Exercise:
Make an exact copy of all the material below, apart from the pictures.

--- Begin Data provided ---

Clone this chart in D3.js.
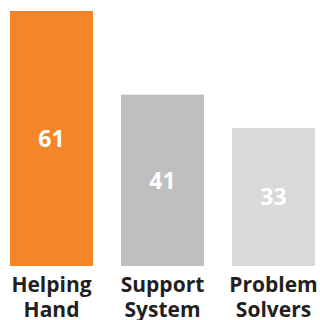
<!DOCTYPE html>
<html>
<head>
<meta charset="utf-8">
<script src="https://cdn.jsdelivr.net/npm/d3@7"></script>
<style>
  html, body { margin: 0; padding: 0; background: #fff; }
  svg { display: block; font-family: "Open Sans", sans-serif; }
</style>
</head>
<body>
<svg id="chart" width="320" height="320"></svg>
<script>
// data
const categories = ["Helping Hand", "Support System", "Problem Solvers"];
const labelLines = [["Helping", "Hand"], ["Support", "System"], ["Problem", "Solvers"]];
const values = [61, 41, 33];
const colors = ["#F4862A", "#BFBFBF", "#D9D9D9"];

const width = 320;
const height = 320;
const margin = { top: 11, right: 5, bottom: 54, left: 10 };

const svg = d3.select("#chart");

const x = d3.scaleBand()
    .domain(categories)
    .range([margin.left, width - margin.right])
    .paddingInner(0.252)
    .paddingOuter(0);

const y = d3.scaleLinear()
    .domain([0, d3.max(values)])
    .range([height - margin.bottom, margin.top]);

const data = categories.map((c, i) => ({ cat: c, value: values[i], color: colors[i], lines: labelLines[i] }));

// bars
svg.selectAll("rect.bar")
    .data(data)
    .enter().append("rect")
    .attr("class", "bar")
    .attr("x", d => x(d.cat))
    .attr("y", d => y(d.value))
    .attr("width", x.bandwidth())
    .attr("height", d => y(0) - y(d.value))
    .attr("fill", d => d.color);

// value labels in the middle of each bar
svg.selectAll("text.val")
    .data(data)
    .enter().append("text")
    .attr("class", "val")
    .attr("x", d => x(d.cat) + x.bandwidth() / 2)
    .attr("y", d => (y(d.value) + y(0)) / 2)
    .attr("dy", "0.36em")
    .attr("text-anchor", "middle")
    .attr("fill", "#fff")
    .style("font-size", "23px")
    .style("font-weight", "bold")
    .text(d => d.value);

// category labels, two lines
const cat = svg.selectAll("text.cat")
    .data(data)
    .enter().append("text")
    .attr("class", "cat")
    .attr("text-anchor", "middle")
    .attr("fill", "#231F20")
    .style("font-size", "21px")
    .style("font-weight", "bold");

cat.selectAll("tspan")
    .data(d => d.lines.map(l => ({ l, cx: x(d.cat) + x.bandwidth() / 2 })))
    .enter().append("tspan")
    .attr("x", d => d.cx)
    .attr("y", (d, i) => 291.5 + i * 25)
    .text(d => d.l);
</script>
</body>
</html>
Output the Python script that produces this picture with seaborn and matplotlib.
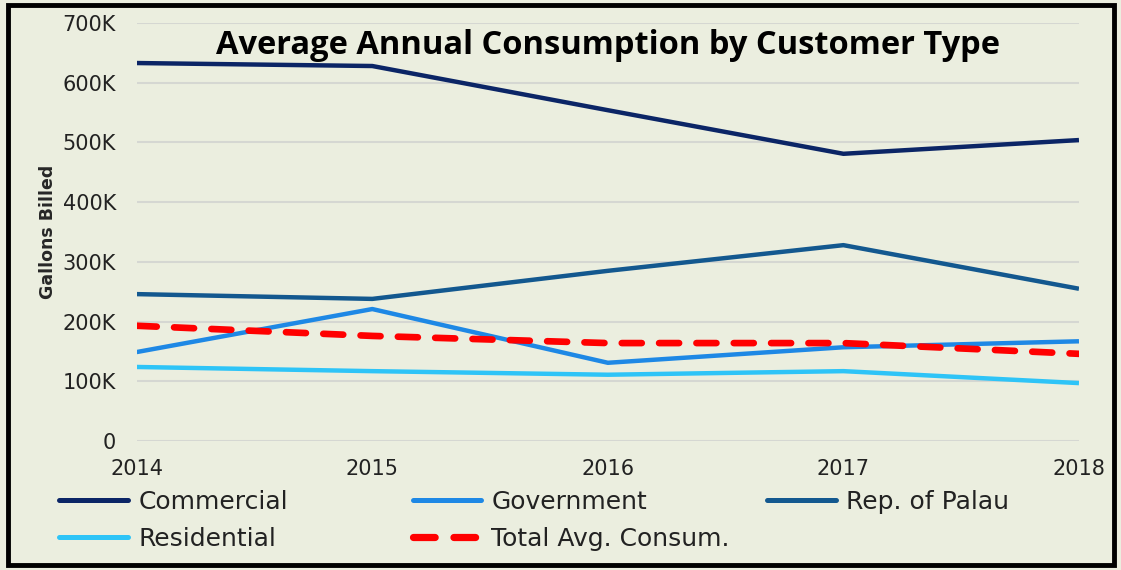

--- End Data provided ---

Answer:
Clone this chart in D3.js.
<!DOCTYPE html>
<html>
<head>
<meta charset="utf-8">
<script src="https://cdn.jsdelivr.net/npm/d3@7"></script>
<style>
  html, body { margin: 0; padding: 0; background: #fff; }
  svg { display: block; font-family: "Open Sans", sans-serif; }
</style>
</head>
<body>
<svg id="chart" width="320" height="320"></svg>
<script>
// data
const categories = ["Helping Hand", "Support System", "Problem Solvers"];
const labelLines = [["Helping", "Hand"], ["Support", "System"], ["Problem", "Solvers"]];
const values = [61, 41, 33];
const colors = ["#F4862A", "#BFBFBF", "#D9D9D9"];

const width = 320;
const height = 320;
const margin = { top: 11, right: 5, bottom: 54, left: 10 };

const svg = d3.select("#chart");

const x = d3.scaleBand()
    .domain(categories)
    .range([margin.left, width - margin.right])
    .paddingInner(0.252)
    .paddingOuter(0);

const y = d3.scaleLinear()
    .domain([0, d3.max(values)])
    .range([height - margin.bottom, margin.top]);

const data = categories.map((c, i) => ({ cat: c, value: values[i], color: colors[i], lines: labelLines[i] }));

// bars
svg.selectAll("rect.bar")
    .data(data)
    .enter().append("rect")
    .attr("class", "bar")
    .attr("x", d => x(d.cat))
    .attr("y", d => y(d.value))
    .attr("width", x.bandwidth())
    .attr("height", d => y(0) - y(d.value))
    .attr("fill", d => d.color);

// value labels in the middle of each bar
svg.selectAll("text.val")
    .data(data)
    .enter().append("text")
    .attr("class", "val")
    .attr("x", d => x(d.cat) + x.bandwidth() / 2)
    .attr("y", d => (y(d.value) + y(0)) / 2)
    .attr("dy", "0.36em")
    .attr("text-anchor", "middle")
    .attr("fill", "#fff")
    .style("font-size", "23px")
    .style("font-weight", "bold")
    .text(d => d.value);

// category labels, two lines
const cat = svg.selectAll("text.cat")
    .data(data)
    .enter().append("text")
    .attr("class", "cat")
    .attr("text-anchor", "middle")
    .attr("fill", "#231F20")
    .style("font-size", "21px")
    .style("font-weight", "bold");

cat.selectAll("tspan")
    .data(d => d.lines.map(l => ({ l, cx: x(d.cat) + x.bandwidth() / 2 })))
    .enter().append("tspan")
    .attr("x", d => d.cx)
    .attr("y", (d, i) => 291.5 + i * 25)
    .text(d => d.l);
</script>
</body>
</html>
Output the Python script that produces this picture with seaborn and matplotlib.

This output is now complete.